На интуицию накинулись с особенной жадностью. Все точно сразу прозрели. Правда, теперь, как и раньше, все видят по-своему, и видения современных философов, постигающих сущности, так же мало похожи друг на друга, как и умозаключения старых философов, добывающих истины свои путем силлогизмов. Правда и то, что интуиция – вовсе не такая уже новая выдумка, как это сейчас утверждается. Спиноза говорил о tertium genus cognitionis, [193] o cognitio intuitiva [194] как о совершеннейшем виде познания. Мы у него встречаем такого рода утверждения, чисто интуитивные, как sentimus experimurque nos aeternos esse. Сочинения Шопенгауэра полны рассуждениями о преимуществе интуитивного познания перед дискурсивным. А между тем Шопенгауэр является наиболее последовательным, если хотите, единственным последовательным кантианцем, ни на минуту не забывающим, что мир – это мое представление. По учению современных философов, Шопенгауэр должен быть психологистом par exellence, и мир сущностей должен быть для него навсегда закрыт. Между тем если кого из философов послекантовского периода можно назвать онтологистом, то, конечно, прежде всего Шопенгауэра. Это отнюдь не значит, что я разделяю его мысли о пессимизме, любви, искусстве, религии и т. д. Наоборот, у Шопенгауэра я найду мало суждений, с которыми я бы согласился. Но, очевидно, это совершенно неважно: не по хорошу мил, а по милу хорош. Я подчеркну, и подчеркну именно потому, что этого никто знать не хочет: из прославившихся философов вы можете мало указать таких людей, которые бы умели столь чутко прислушиваться к тайне человеческого бытия, как Шопенгауэр. Он говорил только о том, что видел своими глазами и слышал своими ушами. Недаром он называл своим главным учителем вселенную, а глаза у него были зоркие и слух необычайно тонкий, так что ему открывалось многое такое, чего другие не подозревали и сейчас не подозревают. Вот почему многочисленные противоречия не только не портят, но украшают его философские рассуждения.
193
Третий род познания (лат.).
194
Интуитивное познание (лат.).
Вот почему для нас совершенно неважно, согласны мы или не согласны с его «выводами». У Шопенгауэра, больше чем у кого-нибудь другого, можно научиться пренебрежительно относиться к философским «убеждениям». Совершенно безразлично, будет ли человек думать, что мир есть мое представление или что я постигаю сущность бытия. Если только человек живет в этом мире и постигает богатство и разнообразие жизни, а не долбит доставшиеся ему по наследству идеи, – вы его не можете не слушать. Да и вообще, в философии совершенно неважно, каких убеждений держится человек. Больше того, «убеждения» компрометируют философа. Я могу даже в этом случае сослаться на самого Ницше, чтоб не отстать от Бердяева и Иванова. «Каждый раз, – говорит он, – когда философ выставляет на вид свои убеждения, я вспоминаю слова старинной мистерии: adventavit asinus pulcher et fortissimus!» [195]
195
Пришел осел, прекрасный и пресильный (лат.).

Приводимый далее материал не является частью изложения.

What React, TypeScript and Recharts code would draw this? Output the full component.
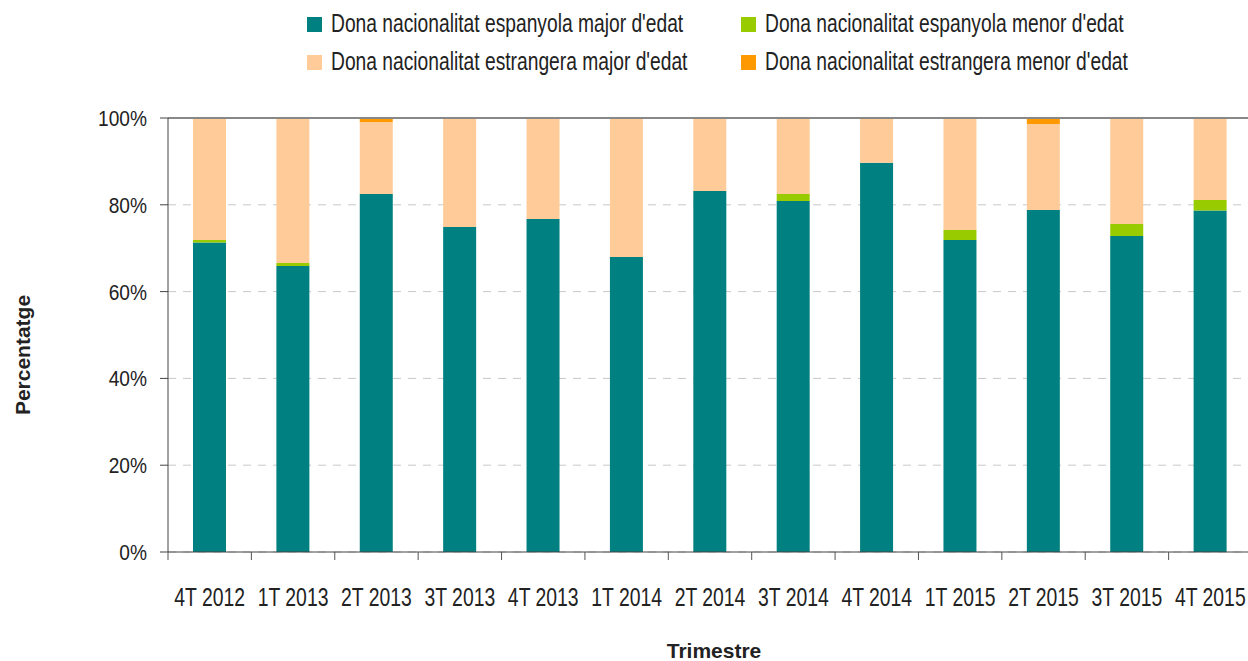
import React from "react";
import { BarChart, Bar, XAxis, YAxis, CartesianGrid, ReferenceLine } from "recharts";

const trimestres = ["4T 2012", "1T 2013", "2T 2013", "3T 2013", "4T 2013", "1T 2014", "2T 2014", "3T 2014", "4T 2014", "1T 2015", "2T 2015", "3T 2015", "4T 2015"];
const espMajor = [71.3, 65.9, 82.5, 74.9, 76.7, 68.0, 83.2, 80.9, 89.7, 71.9, 78.8, 72.8, 78.7];
const espMenor = [0.6, 0.7, 0, 0, 0, 0, 0, 1.6, 0, 2.3, 0, 2.8, 2.4];
const estMajor = [28.1, 33.4, 16.6, 25.1, 23.3, 32.0, 16.8, 17.5, 10.3, 25.8, 19.8, 24.4, 18.9];
const estMenor = [0, 0, 0.9, 0, 0, 0, 0, 0, 0, 0, 1.4, 0, 0];
const yTicks = [0, 20, 40, 60, 80, 100];

const series = [
  { key: "espMajor", name: "Dona nacionalitat espanyola major d'edat", color: "#008080" },
  { key: "espMenor", name: "Dona nacionalitat espanyola menor d'edat", color: "#99CC00" },
  { key: "estMajor", name: "Dona nacionalitat estrangera major d'edat", color: "#FFCC99" },
  { key: "estMenor", name: "Dona nacionalitat estrangera menor d'edat", color: "#FF9900" },
];

const data = trimestres.map((t, i) => ({
  t,
  espMajor: espMajor[i],
  espMenor: espMenor[i],
  estMajor: estMajor[i],
  estMenor: estMenor[i],
}));

// no Arial Narrow here, so squeeze Liberation Sans horizontally
const FONT = "'Liberation Sans', Arial, sans-serif";
const W = 1248;
const H = 661;
const CHART_W = 1252; // plot runs a little past the right edge in the original
const LEFT = 168;
const BAND = (CHART_W - LEFT) / trimestres.length;

// category ticks sit between bars, like the original
const XTick = (props: any) => {
  const { x, y, payload, index } = props;
  const left = x - BAND / 2;
  return (
    <g>
      <line x1={left} y1={y - 8} x2={left} y2={y} stroke="#555" strokeWidth={1} />
      {index === trimestres.length - 1 && (
        <line x1={left + BAND} y1={y - 8} x2={left + BAND} y2={y} stroke="#555" strokeWidth={1} />
      )}
      <text
        transform={`translate(${x},${y + 46}) scale(0.775,1)`}
        textAnchor="middle"
        fill="#222"
        fontSize={25}
        fontFamily={FONT}
      >
        {payload.value}
      </text>
    </g>
  );
};

const YTick = (props: any) => {
  const { y, payload } = props;
  return (
    <text
      transform={`translate(147,${y + 8}) scale(0.85,1)`}
      textAnchor="end"
      fill="#222"
      fontSize={22.5}
      fontFamily={FONT}
    >
      {`${payload.value}%`}
    </text>
  );
};

const legendPos = [
  { x: 307, y: 32 },
  { x: 741, y: 32 },
  { x: 307, y: 70 },
  { x: 741, y: 70 },
];

const App: React.FC = () => {
  return (
    <div style={{ position: "absolute", left: 0, top: 0, width: W, height: H, background: "#fff", fontFamily: FONT, overflow: "hidden" }}>
      <BarChart
        width={CHART_W}
        height={H}
        data={data}
        margin={{ top: 118, right: 0, left: 0, bottom: 79 }}
        barSize={33}
      >
        <CartesianGrid vertical={false} stroke="#c8c8c8" strokeDasharray="8 7" />
        <XAxis
          dataKey="t"
          interval={0}
          height={30}
          tickLine={false}
          axisLine={{ stroke: "#444" }}
          tick={<XTick />}
        />
        <YAxis
          width={LEFT}
          domain={[0, 100]}
          ticks={yTicks}
          axisLine={{ stroke: "#444" }}
          tickLine={{ stroke: "#444" }}
          tickSize={8}
          tick={<YTick />}
        />
        <ReferenceLine y={100} stroke="#888" strokeWidth={2} />
        {series.map((s) => (
          <Bar key={s.key} dataKey={s.key} stackId="a" fill={s.color} isAnimationActive={false} />
        ))}
      </BarChart>

      {/* legend */}
      <svg width={W} height={90} style={{ position: "absolute", left: 0, top: 0 }}>
        {series.map((s, i) => (
          <g key={s.key}>
            <rect x={legendPos[i].x} y={legendPos[i].y - 15} width={15} height={15} fill={s.color} />
            <text
              transform={`translate(${legendPos[i].x + 24},${legendPos[i].y}) scale(0.74,1)`}
              fill="#222"
              fontSize={26}
              fontFamily={FONT}
            >
              {s.name}
            </text>
          </g>
        ))}
      </svg>

      {/* axis titles */}
      <div
        style={{ position: "absolute", left: 22, top: 355, transform: "translate(-50%, -50%) rotate(-90deg)", fontWeight: "bold", fontSize: 21, lineHeight: 1, color: "#222", whiteSpace: "nowrap" }}
      >
        Percentatge
      </div>
      <div
        style={{ position: "absolute", left: 714, top: 650, transform: "translate(-50%, -50%)", fontWeight: "bold", fontSize: 21, lineHeight: 1, color: "#222", whiteSpace: "nowrap" }}
      >
        Trimestre
      </div>
    </div>
  );
};

export default App;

Убеждения, столь необходимые в повседневной жизни, в философии допустимы лишь условно. Величайшая прерогатива философов – это свобода от убеждений, и без этой свободы вы никогда не проникнете в мир сущности. Но современная гносеология смотрит на дело иначе. Она считает, что убеждения в философии так же необходимы, как и в науке, даже больше, ибо, по ее идее, философия есть из наук наука. Современный философ видит свой последний идеал в магометанстве: верую в единого Аллаха и его пророка Магомета. Всякий не признающий Магомета и Аллаха есть неверный. Уже Кант добивался того, чтоб метафизика была наукой. И так как ему не удалось найти для метафизики настоящей опоры – тех синтетических суждений a priori, которыми держатся другие науки, то он предпочел с метафизикой не связываться. Новейшая школа, как я говорил, нашла опору для метафизики, и философы-магометане могут вздохнуть свободно: найден единый Аллах и Магомет, всем пророкам пророк.